> **Requirements**: Your task is to retype, word for word, the lines from the start of the data through the line holding "bar_w = 0.41". Do not include the pictures.

> **Dataset excerpt**:
##############################

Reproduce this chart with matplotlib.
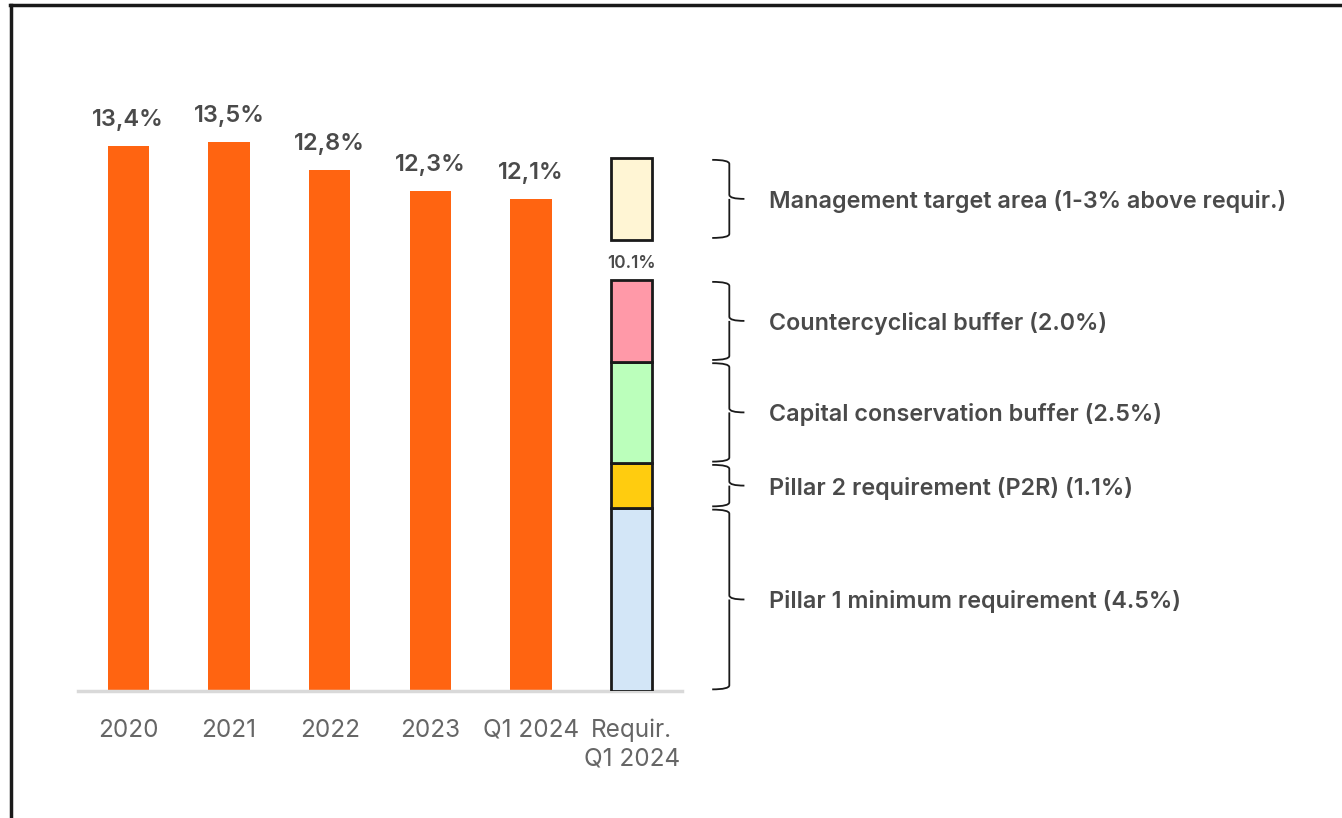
import matplotlib
matplotlib.use("Agg")
import matplotlib.pyplot as plt
from matplotlib.path import Path
from matplotlib.patches import PathPatch, Rectangle
import numpy as np

plt.rcParams["font.family"] = ["Inter", "DejaVu Sans"]

# CET1 ratio history
categories = ["2020", "2021", "2022", "2023", "Q1 2024", "Requir.\nQ1 2024"]
cet1_values = [13.4, 13.5, 12.8, 12.3, 12.1]
cet1_labels = ["13,4%", "13,5%", "12,8%", "12,3%", "12,1%"]

# Requirement stack (bottom to top)
req_names = [
    "Pillar 1 minimum requirement (4.5%)",
    "Pillar 2 requirement (P2R) (1.1%)",
    "Capital conservation buffer (2.5%)",
    "Countercyclical buffer (2.0%)",
]
req_values = [4.5, 1.1, 2.5, 2.0]
req_colors = ["#d3e6f7", "#ffcc0f", "#bbffbb", "#ff99a8"]
req_total_label = "10.1%"

# Management target band above the requirement
target_name = "Management target area (1-3% above requir.)"
target_range = [1.0, 3.0]
target_color = "#fff5d4"

ORANGE = "#ff6411"
TEXT_DARK = "#4a4a4a"
TEXT_GRAY = "#666666"

fig = plt.figure(figsize=(13.42, 8.18), dpi=100)
W, H = 1342, 818
ax = fig.add_axes([78 / W, 127 / H, (682 - 78) / W, 14.5 * 40.67 / H])

x = np.arange(len(categories))
bar_w = 0.41

ax.bar(x[:len(cet1_values)], cet1_values, width=bar_w, color=ORANGE, zorder=2)
for xi, v, lab in zip(x, cet1_values, cet1_labels):
    ax.text(xi, v + 0.37, lab, ha="center", va="bottom", fontsize=17,
            fontweight="semibold", color=TEXT_DARK)

# stacked requirement column
rx = x[-1]
bottom = 0.0
segments = []
for v, c in zip(req_values, req_colors):
    ax.add_patch(Rectangle((rx - bar_w / 2, bottom), bar_w, v, facecolor=c,
                           edgecolor="#1a1a1a", linewidth=2, zorder=3))
    segments.append((bottom, bottom + v))
    bottom += v
req_total = bottom
ax.text(rx, req_total + 0.2, req_total_label, ha="center", va="bottom",
        fontsize=12.4, fontweight="semibold", color=TEXT_DARK)

t0, t1 = req_total + target_range[0], req_total + target_range[1]
ax.add_patch(Rectangle((rx - bar_w / 2, t0), bar_w, t1 - t0, facecolor=target_color,
                       edgecolor="#1a1a1a", linewidth=2, zorder=3))


def brace(ax, y0, y1, x_hook=5.80, x_spine=5.97, x_tip=6.12, r=0.1):
    ym = (y0 + y1) / 2
    verts = [
        (x_hook, y1), (x_spine, y1), (x_spine, y1 - r),
        (x_spine, ym + r),
        (x_spine, ym), (x_tip, ym),
        (x_spine, ym), (x_spine, ym - r),
        (x_spine, y0 + r),
        (x_spine, y0), (x_hook, y0),
    ]
    codes = [
        Path.MOVETO, Path.CURVE3, Path.CURVE3,
        Path.LINETO,
        Path.CURVE3, Path.CURVE3,
        Path.MOVETO, Path.LINETO,
        Path.LINETO,
        Path.CURVE3, Path.CURVE3,
    ]
    ax.add_patch(PathPatch(Path(verts, codes), fill=False, edgecolor="#1a1a1a",
                           linewidth=1.3, clip_on=False))
    return ym


gap = 0.04
brace_items = [(target_name, t0 + gap, t1 - gap)]
for name, (s0, s1) in zip(req_names, segments):
    brace_items.append((name, s0 + gap, s1 - gap))

for name, y0, y1 in brace_items:
    ym = brace(ax, y0, y1)
    ax.text(6.36, ym, name, ha="left", va="center_baseline", fontsize=16.8,
            fontweight="semibold", color=TEXT_DARK, clip_on=False)

ax.set_xlim(-0.5, 5.5)
ax.set_ylim(0, 14.5)
ax.set_xticks(x)
ax.set_xticklabels(categories, fontsize=17.5, color=TEXT_GRAY, linespacing=1.3)
ax.tick_params(axis="x", length=0, pad=20)
ax.set_yticks([])
for s in ["top", "right", "left"]:
    ax.spines[s].set_visible(False)
ax.spines["bottom"].set_color("#d9d9d9")
ax.spines["bottom"].set_linewidth(2.5)

# frame lines along the top and left of the figure
fig.add_artist(plt.Line2D([10 / W, 1.0], [1 - 5 / H, 1 - 5 / H], color="#1a1a1a",
                          linewidth=2.5, transform=fig.transFigure))
fig.add_artist(plt.Line2D([11 / W, 11 / W], [0, 1 - 5 / H], color="#1a1a1a",
                          linewidth=2.5, transform=fig.transFigure))

fig.savefig("out.png", dpi=100, facecolor="white")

##############################

> **The reply**:
Reproduce this chart with matplotlib.
import matplotlib
matplotlib.use("Agg")
import matplotlib.pyplot as plt
from matplotlib.path import Path
from matplotlib.patches import PathPatch, Rectangle
import numpy as np

plt.rcParams["font.family"] = ["Inter", "DejaVu Sans"]

# CET1 ratio history
categories = ["2020", "2021", "2022", "2023", "Q1 2024", "Requir.\nQ1 2024"]
cet1_values = [13.4, 13.5, 12.8, 12.3, 12.1]
cet1_labels = ["13,4%", "13,5%", "12,8%", "12,3%", "12,1%"]

# Requirement stack (bottom to top)
req_names = [
    "Pillar 1 minimum requirement (4.5%)",
    "Pillar 2 requirement (P2R) (1.1%)",
    "Capital conservation buffer (2.5%)",
    "Countercyclical buffer (2.0%)",
]
req_values = [4.5, 1.1, 2.5, 2.0]
req_colors = ["#d3e6f7", "#ffcc0f", "#bbffbb", "#ff99a8"]
req_total_label = "10.1%"

# Management target band above the requirement
target_name = "Management target area (1-3% above requir.)"
target_range = [1.0, 3.0]
target_color = "#fff5d4"

ORANGE = "#ff6411"
TEXT_DARK = "#4a4a4a"
TEXT_GRAY = "#666666"

fig = plt.figure(figsize=(13.42, 8.18), dpi=100)
W, H = 1342, 818
ax = fig.add_axes([78 / W, 127 / H, (682 - 78) / W, 14.5 * 40.67 / H])

x = np.arange(len(categories))
bar_w = 0.41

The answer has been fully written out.